- _TO BE DONE_
Leaving out every picture, retype the lines below from the top through the one that contains "import * as".

- _PROVIDED MATERIAL_

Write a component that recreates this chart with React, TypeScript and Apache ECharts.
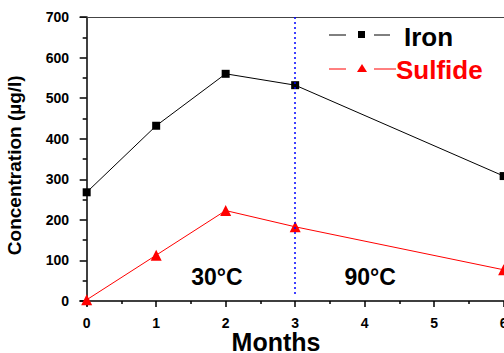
import React, { useEffect, useRef } from "react";
import * as echarts from "echarts";

const months = [0, 1, 2, 3, 6];
const iron = [268, 432, 560, 532, 308];
const sulfide = [3, 113, 223, 183, 77];
const yTicks = [0, 100, 200, 300, 400, 500, 600, 700];
const yMinor = [50, 150, 250, 350, 450, 550, 650];
const xTicks = [0, 1, 2, 3, 4, 5, 6];
const xMinor = [0.5, 1.5, 2.5, 3.5, 4.5, 5.5];
const dividerMonth = 3;
const tempLabels = [
  { text: "30°C", x: 1.875 },
  { text: "90°C", x: 4.08 },
];

const FONT = "Liberation Sans, Arial, sans-serif";

export default function App() {
  const ref = useRef<HTMLDivElement>(null);
  useEffect(() => {
    const chart = echarts.init(ref.current!, null, { renderer: "svg" });
    const baseX = {
      type: "value",
      min: -0.096,
      max: 6.005,
      splitLine: { show: false },
    };
    const baseY = {
      type: "value",
      min: -11,
      max: 700,
      splitLine: { show: false },
    };
    chart.setOption({
      animation: false,
      backgroundColor: "#fff",
      grid: {
        left: 80,
        top: 17,
        right: 0,
        height: 288.5,
        containLabel: false,
        outerBoundsMode: "none",
      },
      xAxis: [
        {
          ...baseX,
          position: "bottom",
          name: "Months",
          nameLocation: "middle",
          nameGap: 26,
          nameMoveOverlap: false,
          nameTextStyle: { fontFamily: FONT, fontWeight: "bold", fontSize: 25, lineHeight: 20, color: "#000", padding: [0, 32, 0, 0] },
          axisLine: { show: true, lineStyle: { color: "#000", width: 1.5 } },
          axisTick: { show: true, inside: false, length: 6, customValues: xTicks, lineStyle: { color: "#000", width: 1.5 } },
          axisLabel: { show: true, customValues: xTicks, margin: 10, fontFamily: FONT, fontWeight: "bold", fontSize: 14, color: "#000" },
        },
        {
          ...baseX,
          position: "bottom",
          axisLine: { show: false },
          axisTick: { show: true, length: 3, customValues: xMinor, lineStyle: { color: "#000", width: 1.5 } },
          axisLabel: { show: false },
        },
        {
          ...baseX,
          position: "top",
          axisLine: { show: true, lineStyle: { color: "#444", width: 1 } },
          axisTick: { show: false },
          axisLabel: { show: false },
        },
      ],
      yAxis: [
        {
          ...baseY,
          position: "left",
          name: "Concentration (µg/l)",
          nameLocation: "middle",
          nameGap: 56,
          nameMoveOverlap: false,
          nameTextStyle: { fontFamily: FONT, fontWeight: "bold", fontSize: 19, color: "#000", padding: [0, 8, 0, 0] },
          axisLine: { show: true, lineStyle: { color: "#000", width: 1.5 } },
          axisTick: { show: true, length: 7, customValues: yTicks, lineStyle: { color: "#000", width: 1.5 } },
          axisLabel: { show: true, customValues: yTicks, margin: 11, fontFamily: FONT, fontWeight: "bold", fontSize: 14, color: "#000" },
        },
        {
          ...baseY,
          position: "left",
          axisLine: { show: false },
          axisTick: { show: true, length: 4, customValues: yMinor, lineStyle: { color: "#000", width: 1.5 } },
          axisLabel: { show: false },
        },
      ],
      series: [
        {
          name: "Iron",
          type: "line",
          data: months.map((m, i) => [m, iron[i]]),
          symbol: "rect",
          symbolSize: 8,
          clip: false,
          lineStyle: { color: "#000", width: 1 },
          itemStyle: { color: "#000" },
          markLine: {
            silent: true,
            symbol: "none",
            label: { show: false },
            lineStyle: { color: "#0000ff", type: [2, 3], width: 1.5 },
            data: [[{ coord: [dividerMonth, 700] }, { coord: [dividerMonth, 15] }]],
          },
        },
        {
          name: "Sulfide",
          type: "line",
          data: months.map((m, i) => [m, sulfide[i]]),
          symbol: "triangle",
          symbolSize: 11,
          clip: false,
          lineStyle: { color: "#ff0000", width: 1 },
          itemStyle: { color: "#ff0000" },
          markPoint: {
            silent: true,
            symbol: "rect",
            symbolSize: 1,
            itemStyle: { color: "rgba(0,0,0,0)" },
            data: tempLabels.map((t) => ({
              coord: [t.x, 59],
              value: t.text,
              label: {
                show: true,
                position: "inside",
                formatter: t.text,
                fontFamily: FONT,
                fontWeight: "bold",
                fontSize: 23,
                color: "#000",
              },
            })),
          },
        },
      ],
      graphic: [
        { type: "line", shape: { x1: 329, y1: 35, x2: 346, y2: 35 }, style: { stroke: "#000", lineWidth: 1 } },
        { type: "rect", shape: { x: 358, y: 31, width: 7, height: 7 }, style: { fill: "#000" } },
        { type: "line", shape: { x1: 374, y1: 35, x2: 390, y2: 35 }, style: { stroke: "#000", lineWidth: 1 } },
        { type: "text", x: 404, y: 37, style: { text: "Iron", font: `bold 26px ${FONT}`, fill: "#000", verticalAlign: "middle" } },
        { type: "line", shape: { x1: 329, y1: 69, x2: 346, y2: 69 }, style: { stroke: "#ff0000", lineWidth: 1 } },
        { type: "polygon", shape: { points: [[362, 64], [357, 72], [367, 72]] }, style: { fill: "#ff0000" } },
        { type: "line", shape: { x1: 374, y1: 69, x2: 396, y2: 69 }, style: { stroke: "#ff0000", lineWidth: 1 } },
        { type: "text", x: 396, y: 70, style: { text: "Sulfide", font: `bold 26px ${FONT}`, fill: "#ff0000", verticalAlign: "middle" } },
      ],
    });
    return () => chart.dispose();
  }, []);
  return <div ref={ref} style={{ width: 504, height: 353, position: "absolute", left: 0, top: 0 }} />;
}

- _OUTPUT OF THE TASK_
Write a component that recreates this chart with React, TypeScript and Apache ECharts.
import React, { useEffect, useRef } from "react";
import * as echarts from "echarts";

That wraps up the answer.